◆ INFORMATION SUPPLIED ◆
━━━

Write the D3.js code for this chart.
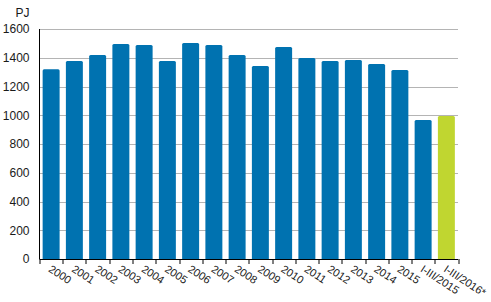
<!DOCTYPE html>
<html lang="en">
<meta charset="utf-8">
<head>
    <title>PJ by year</title>
    <script type="text/javascript" src="https://d3js.org/d3.v7.min.js"></script>
    <style>
        body {
            margin: 0;
            background-color: #fff;
            font-family: Arial, "Liberation Sans", sans-serif;
        }
        .grid line {
            stroke: #b4b4b4;
            stroke-width: 1px;
        }
        text {
            fill: #1a1a1a;
        }
    </style>
</head>
<body>
    <script>
        // Data
        const categories = ["2000", "2001", "2002", "2003", "2004", "2005", "2006", "2007", "2008",
            "2009", "2010", "2011", "2012", "2013", "2014", "2015", "I-III/2015", "I-III/2016*"];
        const values = [1320, 1377, 1419, 1496, 1489, 1377, 1503, 1489, 1419,
            1343, 1475, 1398, 1377, 1384, 1357, 1315, 967, 995];
        const highlighted = ["I-III/2016*"];
        const yTicks = [0, 200, 400, 600, 800, 1000, 1200, 1400, 1600];
        const unitLabel = "PJ";

        const margin = { top: 29, right: 33, bottom: 43, left: 39.5 },
            width = 491 - margin.left - margin.right,
            height = 302 - margin.top - margin.bottom;

        const svg = d3.select("body")
            .append("svg")
            .attr("width", 491)
            .attr("height", 302)
            .append("g")
            .attr("transform", `translate(${margin.left},${margin.top})`);

        const x = d3.scaleBand()
            .domain(categories)
            .range([0, width])
            .paddingInner(0.27)
            .paddingOuter(0.135);

        const y = d3.scaleLinear()
            .domain([0, 1600])
            .range([height, 0]);

        // Gridlines
        svg.append("g")
            .attr("class", "grid")
            .selectAll("line")
            .data(yTicks.filter(d => d > 0))
            .enter()
            .append("line")
            .attr("x1", 0)
            .attr("x2", width)
            .attr("y1", d => Math.round(y(d)) + 0.5)
            .attr("y2", d => Math.round(y(d)) + 0.5);

        // Y tick labels
        svg.append("g")
            .selectAll("text")
            .data(yTicks)
            .enter()
            .append("text")
            .attr("x", -10)
            .attr("y", d => y(d))
            .attr("dy", "0.36em")
            .attr("text-anchor", "end")
            .style("font-size", "12px")
            .text(d => d);

        svg.append("text")
            .attr("x", -10)
            .attr("y", -12)
            .attr("text-anchor", "end")
            .style("font-size", "12px")
            .text(unitLabel);

        // Bars with slightly rounded tops
        const r = 1.5;
        svg.append("g")
            .selectAll("path")
            .data(categories)
            .enter()
            .append("path")
            .attr("fill", (d) => highlighted.includes(d) ? "#c0d630" : "#0072b0")
            .attr("d", (d, i) => {
                const x0 = x(d), w = x.bandwidth(), y0 = y(values[i]), y1 = y(0);
                return `M${x0},${y1}V${y0 + r}Q${x0},${y0} ${x0 + r},${y0}` +
                    `H${x0 + w - r}Q${x0 + w},${y0} ${x0 + w},${y0 + r}V${y1}Z`;
            });

        // Y axis line
        svg.append("line")
            .attr("x1", 0).attr("x2", 0)
            .attr("y1", 0).attr("y2", height)
            .attr("stroke", "#000");

        // X axis line with ticks at band boundaries
        const step = x.step();
        const x0 = x(categories[0]) - x.paddingOuter() * step;
        const boundaries = d3.range(categories.length + 1).map(i => x0 + i * (width / categories.length));
        svg.append("line")
            .attr("x1", 0).attr("x2", width)
            .attr("y1", height + 0.5).attr("y2", height + 0.5)
            .attr("stroke", "#000");
        svg.append("g")
            .selectAll("line")
            .data(boundaries)
            .enter()
            .append("line")
            .attr("x1", d => Math.round(d) + 0.5)
            .attr("x2", d => Math.round(d) + 0.5)
            .attr("y1", height)
            .attr("y2", height + 5)
            .attr("stroke", "#000");

        // Rotated category labels
        svg.append("g")
            .selectAll("text")
            .data(categories)
            .enter()
            .append("text")
            .attr("transform", d => `translate(${x(d) + x.bandwidth() / 2 + 1},${height + 5}) rotate(33)`)
            .attr("dy", "0.75em")
            .attr("text-anchor", "start")
            .style("font-size", "11px")
            .text(d => d);
    </script>
</body>
</html>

━━━

◆ EXERCISE ◆
Copy out every line of the material above exactly, skipping the pictures.

◆ ANSWER TO THIS PROBLEM ◆
Write the D3.js code for this chart.
<!DOCTYPE html>
<html lang="en">
<meta charset="utf-8">
<head>
    <title>PJ by year</title>
    <script type="text/javascript" src="https://d3js.org/d3.v7.min.js"></script>
    <style>
        body {
            margin: 0;
            background-color: #fff;
            font-family: Arial, "Liberation Sans", sans-serif;
        }
        .grid line {
            stroke: #b4b4b4;
            stroke-width: 1px;
        }
        text {
            fill: #1a1a1a;
        }
    </style>
</head>
<body>
    <script>
        // Data
        const categories = ["2000", "2001", "2002", "2003", "2004", "2005", "2006", "2007", "2008",
            "2009", "2010", "2011", "2012", "2013", "2014", "2015", "I-III/2015", "I-III/2016*"];
        const values = [1320, 1377, 1419, 1496, 1489, 1377, 1503, 1489, 1419,
            1343, 1475, 1398, 1377, 1384, 1357, 1315, 967, 995];
        const highlighted = ["I-III/2016*"];
        const yTicks = [0, 200, 400, 600, 800, 1000, 1200, 1400, 1600];
        const unitLabel = "PJ";

        const margin = { top: 29, right: 33, bottom: 43, left: 39.5 },
            width = 491 - margin.left - margin.right,
            height = 302 - margin.top - margin.bottom;

        const svg = d3.select("body")
            .append("svg")
            .attr("width", 491)
            .attr("height", 302)
            .append("g")
            .attr("transform", `translate(${margin.left},${margin.top})`);

        const x = d3.scaleBand()
            .domain(categories)
            .range([0, width])
            .paddingInner(0.27)
            .paddingOuter(0.135);

        const y = d3.scaleLinear()
            .domain([0, 1600])
            .range([height, 0]);

        // Gridlines
        svg.append("g")
            .attr("class", "grid")
            .selectAll("line")
            .data(yTicks.filter(d => d > 0))
            .enter()
            .append("line")
            .attr("x1", 0)
            .attr("x2", width)
            .attr("y1", d => Math.round(y(d)) + 0.5)
            .attr("y2", d => Math.round(y(d)) + 0.5);

        // Y tick labels
        svg.append("g")
            .selectAll("text")
            .data(yTicks)
            .enter()
            .append("text")
            .attr("x", -10)
            .attr("y", d => y(d))
            .attr("dy", "0.36em")
            .attr("text-anchor", "end")
            .style("font-size", "12px")
            .text(d => d);

        svg.append("text")
            .attr("x", -10)
            .attr("y", -12)
            .attr("text-anchor", "end")
            .style("font-size", "12px")
            .text(unitLabel);

        // Bars with slightly rounded tops
        const r = 1.5;
        svg.append("g")
            .selectAll("path")
            .data(categories)
            .enter()
            .append("path")
            .attr("fill", (d) => highlighted.includes(d) ? "#c0d630" : "#0072b0")
            .attr("d", (d, i) => {
                const x0 = x(d), w = x.bandwidth(), y0 = y(values[i]), y1 = y(0);
                return `M${x0},${y1}V${y0 + r}Q${x0},${y0} ${x0 + r},${y0}` +
                    `H${x0 + w - r}Q${x0 + w},${y0} ${x0 + w},${y0 + r}V${y1}Z`;
            });

        // Y axis line
        svg.append("line")
            .attr("x1", 0).attr("x2", 0)
            .attr("y1", 0).attr("y2", height)
            .attr("stroke", "#000");

        // X axis line with ticks at band boundaries
        const step = x.step();
        const x0 = x(categories[0]) - x.paddingOuter() * step;
        const boundaries = d3.range(categories.length + 1).map(i => x0 + i * (width / categories.length));
        svg.append("line")
            .attr("x1", 0).attr("x2", width)
            .attr("y1", height + 0.5).attr("y2", height + 0.5)
            .attr("stroke", "#000");
        svg.append("g")
            .selectAll("line")
            .data(boundaries)
            .enter()
            .append("line")
            .attr("x1", d => Math.round(d) + 0.5)
            .attr("x2", d => Math.round(d) + 0.5)
            .attr("y1", height)
            .attr("y2", height + 5)
            .attr("stroke", "#000");

        // Rotated category labels
        svg.append("g")
            .selectAll("text")
            .data(categories)
            .enter()
            .append("text")
            .attr("transform", d => `translate(${x(d) + x.bandwidth() / 2 + 1},${height + 5}) rotate(33)`)
            .attr("dy", "0.75em")
            .attr("text-anchor", "start")
            .style("font-size", "11px")
            .text(d => d);
    </script>
</body>
</html>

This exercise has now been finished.